EXERCISE PROMPT: From the first line of the data through the line containing "const yMin = 0.1;", return each line exactly.

--- Begin ---

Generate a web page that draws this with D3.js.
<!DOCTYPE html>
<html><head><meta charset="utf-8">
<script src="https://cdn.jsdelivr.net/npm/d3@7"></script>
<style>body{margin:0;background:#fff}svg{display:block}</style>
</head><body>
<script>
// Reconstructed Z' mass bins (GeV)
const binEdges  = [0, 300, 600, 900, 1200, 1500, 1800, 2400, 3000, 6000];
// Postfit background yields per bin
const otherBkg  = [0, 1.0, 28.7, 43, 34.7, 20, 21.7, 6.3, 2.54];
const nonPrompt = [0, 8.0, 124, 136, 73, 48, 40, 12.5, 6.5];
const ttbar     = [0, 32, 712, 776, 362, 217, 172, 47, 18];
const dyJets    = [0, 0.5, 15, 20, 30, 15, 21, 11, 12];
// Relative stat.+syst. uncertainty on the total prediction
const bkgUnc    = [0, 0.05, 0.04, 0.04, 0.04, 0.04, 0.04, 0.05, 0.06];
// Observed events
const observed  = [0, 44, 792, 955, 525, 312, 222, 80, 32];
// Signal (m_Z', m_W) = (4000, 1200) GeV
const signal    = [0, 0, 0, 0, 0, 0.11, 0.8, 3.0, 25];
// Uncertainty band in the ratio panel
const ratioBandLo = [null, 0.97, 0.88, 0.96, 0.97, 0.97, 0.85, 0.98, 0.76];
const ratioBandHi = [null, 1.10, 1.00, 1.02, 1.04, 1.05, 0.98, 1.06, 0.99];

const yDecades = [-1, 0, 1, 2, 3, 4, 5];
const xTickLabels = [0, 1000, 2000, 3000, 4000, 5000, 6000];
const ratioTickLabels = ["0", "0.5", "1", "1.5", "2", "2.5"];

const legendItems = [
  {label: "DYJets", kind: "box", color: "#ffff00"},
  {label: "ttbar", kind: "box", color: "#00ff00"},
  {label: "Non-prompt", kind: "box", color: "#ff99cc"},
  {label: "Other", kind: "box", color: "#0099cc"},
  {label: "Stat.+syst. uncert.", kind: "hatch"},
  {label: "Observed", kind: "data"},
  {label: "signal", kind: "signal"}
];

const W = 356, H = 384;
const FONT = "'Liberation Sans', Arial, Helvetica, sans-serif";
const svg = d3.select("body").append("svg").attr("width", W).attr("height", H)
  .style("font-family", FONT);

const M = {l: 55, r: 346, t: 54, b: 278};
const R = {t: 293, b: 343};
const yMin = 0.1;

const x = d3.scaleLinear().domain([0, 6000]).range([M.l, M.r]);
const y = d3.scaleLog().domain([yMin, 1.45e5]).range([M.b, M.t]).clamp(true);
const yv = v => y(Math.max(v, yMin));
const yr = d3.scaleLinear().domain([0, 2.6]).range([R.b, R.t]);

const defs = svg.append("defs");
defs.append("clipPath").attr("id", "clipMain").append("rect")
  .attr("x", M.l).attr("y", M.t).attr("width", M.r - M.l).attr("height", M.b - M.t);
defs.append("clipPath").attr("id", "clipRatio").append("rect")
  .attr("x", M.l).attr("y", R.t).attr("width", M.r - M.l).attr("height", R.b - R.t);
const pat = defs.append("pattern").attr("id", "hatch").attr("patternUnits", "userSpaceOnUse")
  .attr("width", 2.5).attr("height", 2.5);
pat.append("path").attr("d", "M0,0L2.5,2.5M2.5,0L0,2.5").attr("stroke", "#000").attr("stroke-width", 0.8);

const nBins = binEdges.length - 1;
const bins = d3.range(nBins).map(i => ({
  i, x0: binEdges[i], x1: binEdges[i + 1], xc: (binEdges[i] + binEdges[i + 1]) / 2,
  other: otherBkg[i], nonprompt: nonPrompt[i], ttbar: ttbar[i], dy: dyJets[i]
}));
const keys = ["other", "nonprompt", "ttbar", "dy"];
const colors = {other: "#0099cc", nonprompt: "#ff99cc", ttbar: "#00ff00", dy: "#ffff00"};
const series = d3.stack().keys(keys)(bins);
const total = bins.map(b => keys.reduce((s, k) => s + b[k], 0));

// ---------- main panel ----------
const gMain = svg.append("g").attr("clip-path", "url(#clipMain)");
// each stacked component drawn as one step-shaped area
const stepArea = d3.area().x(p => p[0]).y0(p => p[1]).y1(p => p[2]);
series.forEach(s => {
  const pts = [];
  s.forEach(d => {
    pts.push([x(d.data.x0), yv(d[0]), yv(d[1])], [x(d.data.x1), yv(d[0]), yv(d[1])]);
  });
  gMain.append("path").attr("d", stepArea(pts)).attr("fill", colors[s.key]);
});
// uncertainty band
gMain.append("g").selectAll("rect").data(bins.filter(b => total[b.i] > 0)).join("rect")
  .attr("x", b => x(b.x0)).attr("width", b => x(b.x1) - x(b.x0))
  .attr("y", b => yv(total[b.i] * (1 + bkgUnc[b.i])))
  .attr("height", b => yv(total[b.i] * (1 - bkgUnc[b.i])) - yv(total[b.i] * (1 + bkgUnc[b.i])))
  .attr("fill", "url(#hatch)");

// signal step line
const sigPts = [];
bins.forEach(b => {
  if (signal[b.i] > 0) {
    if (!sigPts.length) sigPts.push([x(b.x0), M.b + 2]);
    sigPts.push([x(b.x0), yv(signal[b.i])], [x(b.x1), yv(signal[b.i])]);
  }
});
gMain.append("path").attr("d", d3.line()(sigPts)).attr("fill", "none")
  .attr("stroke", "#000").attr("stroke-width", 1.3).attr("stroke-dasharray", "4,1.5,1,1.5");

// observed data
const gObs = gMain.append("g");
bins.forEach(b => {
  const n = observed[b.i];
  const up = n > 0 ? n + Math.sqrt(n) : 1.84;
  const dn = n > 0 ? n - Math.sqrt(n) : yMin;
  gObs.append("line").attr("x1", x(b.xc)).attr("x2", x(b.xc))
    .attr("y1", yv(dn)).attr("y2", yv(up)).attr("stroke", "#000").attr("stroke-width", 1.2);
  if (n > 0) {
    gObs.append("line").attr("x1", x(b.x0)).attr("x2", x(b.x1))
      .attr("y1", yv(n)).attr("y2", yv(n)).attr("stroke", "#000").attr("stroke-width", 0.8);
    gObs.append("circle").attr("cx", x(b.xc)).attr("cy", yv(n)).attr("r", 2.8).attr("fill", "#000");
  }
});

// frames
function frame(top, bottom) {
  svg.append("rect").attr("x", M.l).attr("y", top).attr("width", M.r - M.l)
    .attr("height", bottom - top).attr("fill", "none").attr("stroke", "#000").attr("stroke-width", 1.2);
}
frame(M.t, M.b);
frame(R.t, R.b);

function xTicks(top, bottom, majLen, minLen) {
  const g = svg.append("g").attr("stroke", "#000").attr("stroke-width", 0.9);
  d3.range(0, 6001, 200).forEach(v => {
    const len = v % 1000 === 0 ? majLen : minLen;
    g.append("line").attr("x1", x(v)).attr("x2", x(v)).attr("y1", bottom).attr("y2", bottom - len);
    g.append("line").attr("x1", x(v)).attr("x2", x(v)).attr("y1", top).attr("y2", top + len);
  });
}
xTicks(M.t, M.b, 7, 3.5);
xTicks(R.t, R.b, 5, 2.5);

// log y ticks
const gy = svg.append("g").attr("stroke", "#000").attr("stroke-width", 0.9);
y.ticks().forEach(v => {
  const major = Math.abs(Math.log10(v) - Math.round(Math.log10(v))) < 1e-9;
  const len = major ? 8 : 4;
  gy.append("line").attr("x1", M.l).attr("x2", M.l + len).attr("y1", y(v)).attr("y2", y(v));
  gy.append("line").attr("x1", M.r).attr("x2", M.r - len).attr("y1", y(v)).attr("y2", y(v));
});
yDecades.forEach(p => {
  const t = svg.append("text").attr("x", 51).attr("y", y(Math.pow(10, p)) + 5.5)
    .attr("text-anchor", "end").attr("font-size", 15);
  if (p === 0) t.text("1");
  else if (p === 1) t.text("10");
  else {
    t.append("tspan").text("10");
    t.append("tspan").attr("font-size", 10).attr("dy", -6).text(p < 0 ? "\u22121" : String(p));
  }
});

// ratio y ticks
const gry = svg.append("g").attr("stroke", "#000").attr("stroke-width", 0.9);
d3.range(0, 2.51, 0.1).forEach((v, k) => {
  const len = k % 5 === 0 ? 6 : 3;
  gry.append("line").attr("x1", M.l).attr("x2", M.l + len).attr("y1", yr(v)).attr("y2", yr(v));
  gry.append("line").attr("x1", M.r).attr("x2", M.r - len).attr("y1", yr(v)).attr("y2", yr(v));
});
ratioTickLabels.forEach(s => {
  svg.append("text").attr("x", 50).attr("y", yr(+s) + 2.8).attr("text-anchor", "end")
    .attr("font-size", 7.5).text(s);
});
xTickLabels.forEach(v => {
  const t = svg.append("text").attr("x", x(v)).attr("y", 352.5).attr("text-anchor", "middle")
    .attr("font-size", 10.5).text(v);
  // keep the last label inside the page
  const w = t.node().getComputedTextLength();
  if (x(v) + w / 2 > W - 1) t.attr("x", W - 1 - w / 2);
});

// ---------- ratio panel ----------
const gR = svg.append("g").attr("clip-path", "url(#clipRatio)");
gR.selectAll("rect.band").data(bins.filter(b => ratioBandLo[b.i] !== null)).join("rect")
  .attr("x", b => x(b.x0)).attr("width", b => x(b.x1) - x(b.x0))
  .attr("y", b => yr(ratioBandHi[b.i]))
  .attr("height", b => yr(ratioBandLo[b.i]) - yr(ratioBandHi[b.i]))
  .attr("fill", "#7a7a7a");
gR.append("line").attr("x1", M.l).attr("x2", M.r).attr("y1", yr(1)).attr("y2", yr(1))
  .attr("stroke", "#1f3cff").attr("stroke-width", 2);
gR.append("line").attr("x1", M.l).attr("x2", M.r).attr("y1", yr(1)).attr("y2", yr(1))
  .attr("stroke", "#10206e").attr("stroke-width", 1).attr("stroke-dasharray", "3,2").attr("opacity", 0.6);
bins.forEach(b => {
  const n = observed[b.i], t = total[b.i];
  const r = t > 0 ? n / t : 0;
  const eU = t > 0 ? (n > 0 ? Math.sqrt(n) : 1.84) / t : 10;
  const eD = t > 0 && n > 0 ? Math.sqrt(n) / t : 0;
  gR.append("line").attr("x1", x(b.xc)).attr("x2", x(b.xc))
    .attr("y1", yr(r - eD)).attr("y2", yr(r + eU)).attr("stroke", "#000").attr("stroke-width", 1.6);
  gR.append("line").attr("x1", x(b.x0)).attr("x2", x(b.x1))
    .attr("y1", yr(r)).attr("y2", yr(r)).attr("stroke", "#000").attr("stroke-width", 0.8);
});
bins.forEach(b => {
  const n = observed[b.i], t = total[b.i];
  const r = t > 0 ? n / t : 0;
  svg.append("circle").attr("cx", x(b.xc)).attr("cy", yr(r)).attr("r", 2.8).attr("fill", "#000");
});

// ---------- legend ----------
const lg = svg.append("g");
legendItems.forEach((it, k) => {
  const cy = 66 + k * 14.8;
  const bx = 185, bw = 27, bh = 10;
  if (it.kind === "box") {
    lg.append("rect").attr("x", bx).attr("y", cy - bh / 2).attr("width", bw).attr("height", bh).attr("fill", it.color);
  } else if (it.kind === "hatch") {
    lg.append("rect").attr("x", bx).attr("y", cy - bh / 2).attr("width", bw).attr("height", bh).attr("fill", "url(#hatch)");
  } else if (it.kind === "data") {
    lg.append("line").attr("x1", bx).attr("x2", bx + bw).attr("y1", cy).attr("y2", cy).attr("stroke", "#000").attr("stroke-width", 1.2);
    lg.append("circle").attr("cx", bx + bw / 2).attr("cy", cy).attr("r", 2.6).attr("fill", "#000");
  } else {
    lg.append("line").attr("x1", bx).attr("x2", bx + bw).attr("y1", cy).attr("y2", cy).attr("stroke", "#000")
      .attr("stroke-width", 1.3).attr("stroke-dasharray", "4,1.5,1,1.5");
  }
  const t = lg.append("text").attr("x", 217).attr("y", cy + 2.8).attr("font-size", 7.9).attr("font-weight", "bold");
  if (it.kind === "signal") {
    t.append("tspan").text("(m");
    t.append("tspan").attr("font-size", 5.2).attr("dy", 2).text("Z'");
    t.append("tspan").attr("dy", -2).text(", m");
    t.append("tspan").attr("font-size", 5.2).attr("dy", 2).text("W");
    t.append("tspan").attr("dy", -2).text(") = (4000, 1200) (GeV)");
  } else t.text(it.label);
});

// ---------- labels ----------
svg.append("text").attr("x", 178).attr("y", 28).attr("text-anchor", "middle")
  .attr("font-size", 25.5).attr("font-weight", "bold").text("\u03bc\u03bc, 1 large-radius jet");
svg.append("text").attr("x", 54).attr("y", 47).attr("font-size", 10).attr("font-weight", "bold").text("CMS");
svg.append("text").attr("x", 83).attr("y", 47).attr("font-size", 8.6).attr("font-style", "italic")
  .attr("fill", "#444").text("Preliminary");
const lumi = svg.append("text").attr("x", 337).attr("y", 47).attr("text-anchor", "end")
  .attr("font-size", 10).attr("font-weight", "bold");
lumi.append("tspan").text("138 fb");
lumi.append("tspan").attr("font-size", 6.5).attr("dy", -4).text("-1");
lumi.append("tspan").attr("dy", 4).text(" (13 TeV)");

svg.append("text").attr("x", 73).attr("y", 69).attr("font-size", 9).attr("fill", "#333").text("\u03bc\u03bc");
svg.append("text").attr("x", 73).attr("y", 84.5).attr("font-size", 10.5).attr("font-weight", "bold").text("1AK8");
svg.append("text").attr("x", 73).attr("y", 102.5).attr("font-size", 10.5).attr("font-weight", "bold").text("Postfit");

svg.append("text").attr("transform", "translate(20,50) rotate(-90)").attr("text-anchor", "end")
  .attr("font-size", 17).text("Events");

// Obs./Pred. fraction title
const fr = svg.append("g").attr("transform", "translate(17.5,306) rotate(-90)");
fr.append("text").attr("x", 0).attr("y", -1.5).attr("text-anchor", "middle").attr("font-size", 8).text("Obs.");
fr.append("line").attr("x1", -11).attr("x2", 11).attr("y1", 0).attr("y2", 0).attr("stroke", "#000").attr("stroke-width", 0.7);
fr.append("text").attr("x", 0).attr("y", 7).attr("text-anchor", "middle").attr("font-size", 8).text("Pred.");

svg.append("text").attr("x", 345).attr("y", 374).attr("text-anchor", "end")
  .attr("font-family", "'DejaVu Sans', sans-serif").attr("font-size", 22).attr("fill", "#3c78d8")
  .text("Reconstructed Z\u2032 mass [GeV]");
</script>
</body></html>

--- End ---

FULL ANSWER:
Generate a web page that draws this with D3.js.
<!DOCTYPE html>
<html><head><meta charset="utf-8">
<script src="https://cdn.jsdelivr.net/npm/d3@7"></script>
<style>body{margin:0;background:#fff}svg{display:block}</style>
</head><body>
<script>
// Reconstructed Z' mass bins (GeV)
const binEdges  = [0, 300, 600, 900, 1200, 1500, 1800, 2400, 3000, 6000];
// Postfit background yields per bin
const otherBkg  = [0, 1.0, 28.7, 43, 34.7, 20, 21.7, 6.3, 2.54];
const nonPrompt = [0, 8.0, 124, 136, 73, 48, 40, 12.5, 6.5];
const ttbar     = [0, 32, 712, 776, 362, 217, 172, 47, 18];
const dyJets    = [0, 0.5, 15, 20, 30, 15, 21, 11, 12];
// Relative stat.+syst. uncertainty on the total prediction
const bkgUnc    = [0, 0.05, 0.04, 0.04, 0.04, 0.04, 0.04, 0.05, 0.06];
// Observed events
const observed  = [0, 44, 792, 955, 525, 312, 222, 80, 32];
// Signal (m_Z', m_W) = (4000, 1200) GeV
const signal    = [0, 0, 0, 0, 0, 0.11, 0.8, 3.0, 25];
// Uncertainty band in the ratio panel
const ratioBandLo = [null, 0.97, 0.88, 0.96, 0.97, 0.97, 0.85, 0.98, 0.76];
const ratioBandHi = [null, 1.10, 1.00, 1.02, 1.04, 1.05, 0.98, 1.06, 0.99];

const yDecades = [-1, 0, 1, 2, 3, 4, 5];
const xTickLabels = [0, 1000, 2000, 3000, 4000, 5000, 6000];
const ratioTickLabels = ["0", "0.5", "1", "1.5", "2", "2.5"];

const legendItems = [
  {label: "DYJets", kind: "box", color: "#ffff00"},
  {label: "ttbar", kind: "box", color: "#00ff00"},
  {label: "Non-prompt", kind: "box", color: "#ff99cc"},
  {label: "Other", kind: "box", color: "#0099cc"},
  {label: "Stat.+syst. uncert.", kind: "hatch"},
  {label: "Observed", kind: "data"},
  {label: "signal", kind: "signal"}
];

const W = 356, H = 384;
const FONT = "'Liberation Sans', Arial, Helvetica, sans-serif";
const svg = d3.select("body").append("svg").attr("width", W).attr("height", H)
  .style("font-family", FONT);

const M = {l: 55, r: 346, t: 54, b: 278};
const R = {t: 293, b: 343};
const yMin = 0.1;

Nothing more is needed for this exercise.